Eylemlerden rahatsızlar…
Görüştüğümüz şehit ailelerinin kendileri üzerinden politika yapılmasına tepkili olduklarını gördüm, aileler ve Soma halkının geneli dışarıdan gelip hak arama, hesap sorma gibi gerekçelerle eylem yapan gruplara tepkiliydi. Bize de bu bağlamda tepki gösterenler oldu. Tepki gösterenlerle konuşup MAZLUMDER'i ve amacımızı izah ettiğimizde tutumları değişti, bize yardımcı olmaya başladılar.
Maddi yardımlar yeterli, manevi yardıma ihtiyaç var…

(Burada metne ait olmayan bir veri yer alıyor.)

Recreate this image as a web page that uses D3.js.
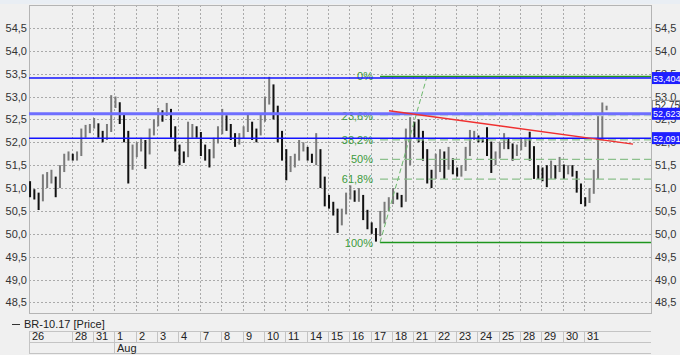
<!DOCTYPE html>
<html><head><meta charset="utf-8">
<script src="https://cdn.jsdelivr.net/npm/d3@7"></script>
<style>body{margin:0;background:#f0f0f0;}svg{display:block;font-family:"Liberation Sans",Arial,sans-serif;}</style>
</head><body>
<script>
// ---- data ----
const dayLabels = ["26","28","31","1","2","3","4","7","8","9","10","11","14","15","16","17","18","21","22","23","24","25","28","29","30","31"];
const dayIndex  = [0,2,3,4,5,6,7,8,9,10,11,12,13,14,15,16,17,18,19,20,21,22,23,24,25,26];
const monthLabels = ["Aug"];
const monthIndex = [4];
const yTicks = [48.5,49.0,49.5,50.0,50.5,51.0,51.5,52.0,52.5,53.0,53.5,54.0,54.5];
const barsPerDay = 5;
const barHigh = [51.15,50.95,50.9,51.3,51.35,51.4,51.2,51.5,51.75,51.8,51.75,51.8,52.3,52.38,52.4,52.53,52.4,52.2,52.4,53.03,53.0,52.8,52.5,52.0,51.95,52.0,52.1,52.05,52.3,52.5,52.75,52.7,52.86,52.6,52.1,51.85,51.8,52.45,52.4,52.35,52.05,51.95,51.85,52.1,52.35,52.73,52.55,52.35,52.2,52.2,52.35,52.6,52.35,52.3,52.6,53.0,53.43,53.1,52.5,52.1,51.6,51.7,51.75,52.05,52.0,51.9,51.75,52.2,51.5,50.95,50.85,50.7,50.35,50.55,50.9,51.06,50.95,51.0,50.75,50.35,50.25,50.1,50.5,50.7,50.8,51.0,50.9,50.85,52.3,52.55,52.45,52.5,52.1,51.7,51.4,51.75,51.85,51.8,51.9,51.6,51.45,51.5,51.9,52.27,52.25,52.15,52.1,52.33,51.8,51.8,52.0,52.2,52.1,51.95,51.95,52.1,52.1,52.23,51.7,51.5,51.45,51.5,51.6,51.5,51.68,51.45,51.5,51.5,51.3,50.95,50.75,51.0,51.4,52.6,52.87,52.8];
const barLow  = [50.8,50.75,50.52,50.9,51.0,51.1,50.8,51.2,51.5,51.6,51.6,51.6,51.9,52.15,52.2,52.3,52.1,52.0,52.05,52.7,52.75,52.4,52.0,51.1,51.4,51.7,51.8,51.42,52.0,52.2,52.5,52.45,52.6,52.1,51.8,51.5,51.55,51.9,52.1,52.1,51.7,51.6,51.45,51.85,52.0,52.45,52.25,52.05,51.9,51.95,52.1,52.3,52.05,52.0,52.3,52.65,53.1,52.5,52.0,51.6,51.17,51.35,51.45,51.7,51.8,51.6,51.55,51.5,51.0,50.6,50.55,50.4,50.02,50.3,50.6,50.8,50.7,50.7,50.3,50.1,50.0,49.83,49.95,50.4,50.5,50.7,50.75,50.58,50.7,52.2,52.1,52.0,51.6,51.1,51.0,51.3,51.35,51.2,51.4,51.3,51.25,51.25,51.5,51.95,52.05,52.0,52.0,51.7,51.33,51.5,51.7,51.9,51.85,51.6,51.7,51.85,51.9,51.6,51.2,51.2,51.15,51.02,51.2,51.2,51.35,51.2,51.3,51.25,50.9,50.65,50.6,50.75,51.0,51.5,52.6,52.7];
const levelValues = [53.404, 52.623, 52.091];
const levelLabels = ["53,404", "52,623", "52,091"];
const lastPrice = 52.75, lastLabel = "52,75";
const fibHigh = 53.44, fibLow = 49.81;
const fibRatios = [0, 0.236, 0.382, 0.5, 0.618, 1];
const fibLabels = ["0%", "23,6%", "38,2%", "50%", "61,8%", "100%"];
const fibStart = 16.44, fibEnd = 18.64;     // day-index positions of the fib anchors
const trendT = [16.86, 28.29];
const trendV = [52.69, 51.96];
const seriesName = "BR-10.17 [Price]";

// ---- layout ----
const W = 680, H = 355;
const pL = 29, pR = 651, pT = 5, pB = 313;
const svg = d3.select("body").append("svg").attr("width", W).attr("height", H);
const x = d3.scaleLinear().domain([0, 29.13]).range([pL, pR]);
const y = d3.scaleLinear().domain([48.27, 55.0]).range([pB, pT]);

svg.append("rect").attr("width", W).attr("height", H).attr("fill", "#f0f0f0");
svg.append("rect").attr("x",0).attr("y",0).attr("width",W).attr("height",4).attr("fill","#e9eef4");

// grid
const g = svg.append("g");
g.selectAll(".hg").data(yTicks).join("line")
  .attr("x1", pL).attr("x2", pR).attr("y1", d => Math.round(y(d))+0.5).attr("y2", d => Math.round(y(d))+0.5)
  .attr("stroke", "#aaa").attr("stroke-dasharray", "2,2");
g.selectAll(".vg").data(dayIndex.slice(1)).join("line")
  .attr("y1", pT).attr("y2", pB).attr("x1", d => Math.round(x(d))+0.5).attr("x2", d => Math.round(x(d))+0.5)
  .attr("stroke", "#aaa").attr("stroke-dasharray", "2,2");
// frame
svg.append("rect").attr("x", pL+0.5).attr("y", pT+0.5).attr("width", pR-pL).attr("height", pB-pT)
  .attr("fill", "none").attr("stroke", "#b4b4b4");

// y axis labels
const lab = (sel, anchor, xx) => sel.selectAll(null).data(yTicks).join("text")
  .attr("x", xx).attr("y", d => y(d)+4).attr("text-anchor", anchor)
  .attr("font-size", 11).attr("fill", "#333").text(d => d.toFixed(1).replace(".", ","));
lab(svg.append("g"), "end", 27);
lab(svg.append("g"), "start", 655);

// bars (each bar opens at the previous bar's middle, like an OHLC series)
const bars = barHigh.map((h, i) => ({t: i / barsPerDay + 0.05, hi: h, lo: barLow[i], mid: (h + barLow[i]) / 2}));
bars.forEach((d, i) => { d.open = i > 0 ? bars[i-1].mid : d.mid; });
svg.append("g").selectAll("rect").data(bars).join("rect")
  .attr("x", d => x(d.t) - 1).attr("width", 2)
  .attr("y", d => y(Math.max(d.hi, d.open))).attr("height", d => Math.max(1, y(Math.min(d.lo, d.open)) - y(Math.max(d.hi, d.open))))
  .attr("fill", d => d.mid > d.open ? "#7a7a7a" : "#111");

// fib
const fibVals = fibRatios.map(r => fibHigh - r * (fibHigh - fibLow));
const fg = svg.append("g");
fg.selectAll("line").data(fibVals).join("line")
  .attr("x1", x(fibStart)).attr("x2", pR).attr("y1", d => y(d)).attr("y2", d => y(d))
  .attr("stroke", (d, i) => (i === 0 || i === 5) ? "#1e961e" : (i === 1 ? "#c8dcc8" : "#8cc08c"))
  .attr("stroke-width", (d, i) => (i === 0 || i === 5) ? 1.5 : 1.2)
  .attr("stroke-dasharray", (d, i) => (i === 0 || i === 5) ? null : "8,4");
fg.selectAll("text").data(fibVals).join("text")
  .attr("x", 373).attr("y", d => y(d) + 4).attr("text-anchor", "end")
  .attr("font-size", 11).attr("fill", "#3c9a3c").text((d, i) => fibLabels[i]);
fg.append("line").attr("x1", x(fibStart)).attr("y1", y(fibLow)).attr("x2", x(fibEnd)).attr("y2", y(fibHigh))
  .attr("stroke", "#6cb86c").attr("stroke-dasharray", "5,3");

// blue levels
const lg = svg.append("g");
lg.selectAll("line").data(levelValues).join("line")
  .attr("x1", pL).attr("x2", pR).attr("y1", d => y(d)).attr("y2", d => y(d))
  .attr("stroke", (d, i) => i === 1 ? "#6e6eff" : "#1414ff")
  .attr("stroke-width", (d, i) => i === 1 ? 3 : 1.5);

// trend line
svg.append("line").attr("x1", x(trendT[0])).attr("y1", y(trendV[0])).attr("x2", x(trendT[1])).attr("y2", y(trendV[1]))
  .attr("stroke", "#f03030").attr("stroke-width", 1.5);

// right labels
const lp = svg.append("g");
lp.append("rect").attr("x", 652.5).attr("y", y(lastPrice)-7.5).attr("width", 27).attr("height", 11)
  .attr("fill", "#fafafa").attr("stroke", "#999");
lp.append("text").attr("x", 655).attr("y", y(lastPrice)+1).attr("font-size", 10).attr("fill", "#333").text(lastLabel);
const bl = svg.append("g");
bl.selectAll("rect").data(levelValues).join("rect")
  .attr("x", 652).attr("y", d => y(d)-6).attr("width", 28).attr("height", 12).attr("fill", "#1e1eff");
bl.selectAll("text").data(levelValues).join("text")
  .attr("x", 653).attr("y", d => y(d)+3.5).attr("font-size", 9).attr("fill", "#fff")
  .text((d, i) => levelLabels[i]);

// legend
svg.append("line").attr("x1", 12).attr("x2", 20).attr("y1", 324.5).attr("y2", 324.5).attr("stroke", "#333");
svg.append("text").attr("x", 24).attr("y", 328).attr("font-size", 11).attr("fill", "#222").text(seriesName);

// bottom axis
const ax = svg.append("g");
[331.5, 342.5, 353.5].forEach(v => ax.append("line").attr("x1", pL).attr("x2", pR).attr("y1", v).attr("y2", v).attr("stroke", "#c4c4c4"));
ax.selectAll(".dt").data(dayIndex).join("line")
  .attr("x1", d => Math.round(x(d))+0.5).attr("x2", d => Math.round(x(d))+0.5).attr("y1", 331).attr("y2", 342)
  .attr("stroke", "#c4c4c4");
ax.selectAll(".dl").data(dayIndex).join("text")
  .attr("x", d => Math.round(x(d)) + 3).attr("y", 340).attr("font-size", 11).attr("fill", "#222")
  .text((d, i) => dayLabels[i]);
ax.selectAll(".mt").data([0].concat(monthIndex)).join("line")
  .attr("x1", d => Math.round(x(d))+0.5).attr("x2", d => Math.round(x(d))+0.5).attr("y1", 342).attr("y2", 354)
  .attr("stroke", "#c4c4c4");
ax.selectAll(".ml").data(monthIndex).join("text")
  .attr("x", d => Math.round(x(d)) + 3).attr("y", 352).attr("font-size", 11).attr("fill", "#222")
  .text((d, i) => monthLabels[i]);
</script>
</body></html>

Kolay değil bir ilçede 301 can kazada toprağa veriliyor, neredeyse herkesin bir yakını, en azından bir dostu, tanıdığı ölmüş, herkeste bir hüzün, her kalpte bir burukluk, her gözde yaş...
Bu insanların öncelikle manevi desteğe ihtiyaçları var, ekibimizdeki bayan arkadaşlarımızın söylediğine göre, onları ziyaret etmemiz bir dua okumamız bile ciddi moral desteği oluyor diyorlar. Yardım kuruluşlarının acil durumlara hazırlıklı olduklarını burada bizzat müşahede ettim. Ancak manevi destek olma konusunda oldukça eksikler var. Din adamlarının, psikologların, sosyologların örgütlenerek öncelikle bayanların bu tür durumlarda ailelerin yanında olması gerekir. Yardım kuruluşlarının bu alanlarda da çalışma yaparak sadece fiziki ihtiyaçları değil manevi ihtiyaçları da karşılama konusunda hazır olmaları gerekiyor diye düşünüyorum.